By Megan Lisagor
Special to The Washington Post
Wednesday, July 12, 2006; C02
Our car feels a little naked as we approach Scottsville, Va., on a Saturday afternoon. It seems to be one of the few on rural Route 20 that isn't wearing a canoe on top. It's like driving onto the set of an L.L. Bean ad without the prop.
The theme only deepens once we reach Scottsville, a small city on -- and of -- the James River, 20 miles south of Charlottesville. It's a boat kind of town, from the hand-poled ferry that still shuttles passengers across the river to the classic wooden bateau (batteau to Scottsvilleans and many other Southerners) they celebrate here like classic cars to the on-water action that fills the river most summer weekends.
We've come in search of a small-town getaway but soon find ourselves out on the James with everybody else, paddling rented kayaks past lazy groups of tubers, rafts loaded with rollicking kids and banks lined with fishermen and loungers.
Scottsville counts on such merriment. With the river as its lifeline, this former port town has reinvented itself as a destination for scholarly and sporty sets. Its tight link to the James has created a historical and recreational retreat worthy of a visit. The restored buildings command attention, but the river steals the show.
We follow the sign over the main street pointing to the water, which brings us to Canal Basin Square, an outdoor exhibit of river history. The park features a series of brick pylons. A walkway connects the informational panels, leading to a levee.
Tours are available, and our guide, Steve Phipps, looks seaworthy in deck shoes and shorts. He turns out to be the mayor of this town of 560 residents. And like everyone we meet, he doesn't wait long to get the river talk flowing.
"The James is the town," he says.
Sleepy Scottsville measures only about a square mile. Route 20 cuts through the center of town -- a short strip of shops and restaurants -- then crosses a bridge over the water.
The relationship between river and town dates to the 1700s, when tobacco and other goods were transported along the James in long, wooden boats that did business in Scottsville.

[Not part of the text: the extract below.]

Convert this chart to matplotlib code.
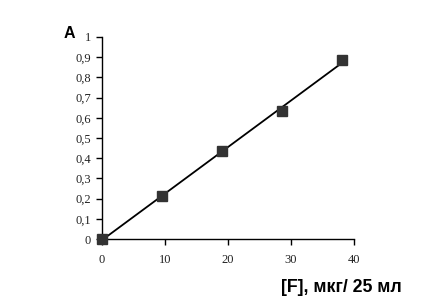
import numpy as np
from matplotlib import pyplot as plt
from matplotlib.ticker import FuncFormatter

# concentration of F, ug / 25 ml, and absorbance
conc = [0, 9.6, 19.1, 28.6, 38.1]
absorb = [0.0, 0.213, 0.436, 0.634, 0.885]

x_ticks = [0, 10, 20, 30, 40]
y_ticks = np.round(np.arange(0, 1.01, 0.1), 1)


def comma_fmt(v, pos):
    if abs(v - round(v)) < 1e-9:
        return str(int(round(v)))
    return f"{v:.1f}".replace('.', ',')


fig = plt.figure(figsize=(4.39, 3.08), dpi=100)
ax = fig.add_axes([0.2323, 0.224, 0.5737, 0.656])

# linear trend line
slope, intercept = np.polyfit(conc, absorb, 1)
xs = np.array([conc[0], conc[-1]])
ax.plot(xs, slope * xs + intercept, color='black', lw=1.3, clip_on=False)
ax.plot(conc, absorb, 's', color='#333333', ms=6.5, clip_on=False, zorder=3)

ax.set_xlim(0, 40)
ax.set_ylim(0, 1)
ax.set_xticks(x_ticks)
ax.set_yticks(y_ticks)
ax.yaxis.set_major_formatter(FuncFormatter(comma_fmt))
ax.xaxis.set_major_formatter(FuncFormatter(comma_fmt))

for side in ('top', 'right'):
    ax.spines[side].set_visible(False)
for side in ('left', 'bottom'):
    ax.spines[side].set_linewidth(1.0)
ax.tick_params(direction='out', length=4, width=1.0, pad=4,
               labelsize=9, labelcolor='#222222')
for lbl in ax.get_xticklabels() + ax.get_yticklabels():
    lbl.set_family('Liberation Serif')
ax.tick_params(axis='x', pad=7)

fig.text(69 / 439, 1 - 33 / 308, 'A', fontsize=11.5, fontweight='bold',
         family='Liberation Sans', ha='center', va='center')
fig.text(341 / 439, 1 - 287 / 308, '[F], мкг/ 25 мл', fontsize=12.8,
         fontweight='bold', family='Liberation Sans', ha='center', va='center')

fig.savefig('out.png', dpi=100)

As trains gained favor, these flat-bottomed bateaux fell out of vogue, but Phipps points to one beached for our viewing pleasure. The town continues to honor the bateaux with an annual summer festival.
At the levee, we get our first local look at the hallowed river. Paddlers drift with the gentle current. Tall trees trim the shoreline. A campsite colors the northern side with blue and red tents.
Of course, beauty turns ugly when the James overflows. The town, a victim of Civil War ravaging, endured a series of floods over the years. In 1972, Hurricane Agnes unleashed a record 34 feet of water, causing locals to contemplate decamping permanently for higher ground.
Then-Mayor Raymon Thacker determined to stay put and scored government funding for the levee, completed in 1989. It saved Scottsville, Phipps says as we walk along the embankment, an attraction unto itself. "Now people are coming back downtown."
He walks us through a historic district of churches and houses that University of Virginia architecture students come to study. On Harrison Street, we run into his wife, Trish Phipps, and two other Scottsvillians.
"Y'all havin' a party?" a local calls out hopefully, driving by in a van. Scottsville may be changing, but it hasn't lost its country charm.
Our tour concludes on Valley Street, the main drag, in front of a building with the James's various flood levels marked on its face; Hurricane Agnes reached the second story. "It really is scary," Phipps says, staring up.
We continue our river education at the one-room Scottsville Museum. Outside, the Valley Street sidewalks are busy with patrons seated around patio tables at down-home joints like Minor's Diner.
Our base is the High Meadows Vineyard Inn, a bed-and-breakfast that dates to 1832. In Scottsville style, the innkeeper recounts its history for guests. The place looks like an unremarkable weathered home from the parking lot, but a closer inspection of the Victorian and Federal wings explains its landmark status.
It's Sunday before we actually baptize ourselves in the river. For nearly three decades, James River Runners has been getting visitors on the water. Bused upstream and launched, customers float or paddle back down at their preferred pace in the vessel of their choice -- inner tube, raft, canoe or kayak.
Co-owner Jeff Schmick has his own Scottsville stories to share, mostly of the James's glory years and the aftermath. He pulls a cannonball from a shelf and plops it down on his ledger, a war artifact he found on this very waterfront property.
We move to his truck, our rental kayaks in back, bumping along rustic roads as he jerks gears. Schmick, with a beard and booming voice, talks us through the floods, providing a firsthand account that beats any exhibit.
At our put-in spot, he can tell with a glance that the river level hovers around three feet -- about two feet below normal but perfect for a leisurely paddle.
Finally afloat, we shout greetings to groups of gangly kids and chummy students. Better than the people watching, though, are the surroundings. In full flourish, the banks shimmer in green. We can peer through the shallow water to the bottom, helping us steer clear of rocks.
A final stretch of rushing rapids brings us back to town, near the old ferry and where river and town continue their long lives together.
"I think as long as people like ourselves are here," Schmick says, "we'll take care of the river."